Lithium ion intercalation in partially crystalline TiO2 electrodeposited on platinum from aqueous solution of titanium(IV) oxalate complexes

Starting from the aqueous solution of titanium(IV) oxalate complexes and controlling electrochemical conditions using a cyclic voltammetry (CV) method, the thin layers of TiO2 on platinum were obtained, which after additional heat treatment, at 450 °C, were still of amorphous nature. The amorphous state of the samples, containing an admixture of crystalline anatase, was confirmed by Raman spectroscopy and by a variety of electrochemical techniques. The new electrochemical procedure allows preparing the oxide with different morphologies. By the comparison with the peroxotitanium route, the oxalate precursor method offers the possibility of the synthesis of amorphous TiO2 at higher temperatures that is the essential key for the cycling stability of the oxide if one is used as an anode material in lithium ion batteries.
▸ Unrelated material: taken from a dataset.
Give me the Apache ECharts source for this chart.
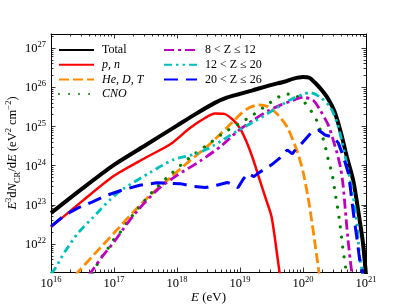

The results from cycling voltammetry revealed that electrodeposited TiO2 reversibly and fast intercalates lithium ions due to its high internal surface area. Therefore, the nanostructural morphology facilitates lithium ion intercalation which was monitored and confirmed in all electrochemical testing. The specific capacity of the TiO2 approaches the value of 145 mAh g−1 at 8 C-rate in the best case. From the electrochemical impedance spectroscopy (EIS) measurements in connection with SEM investigations, it was concluded that Li+ diffusion is the finite space process and its rate is depending on the size of the crystallites building the oxide films. Evaluated values of the D-coefficients are of the order of 10−14 cm2 s−1.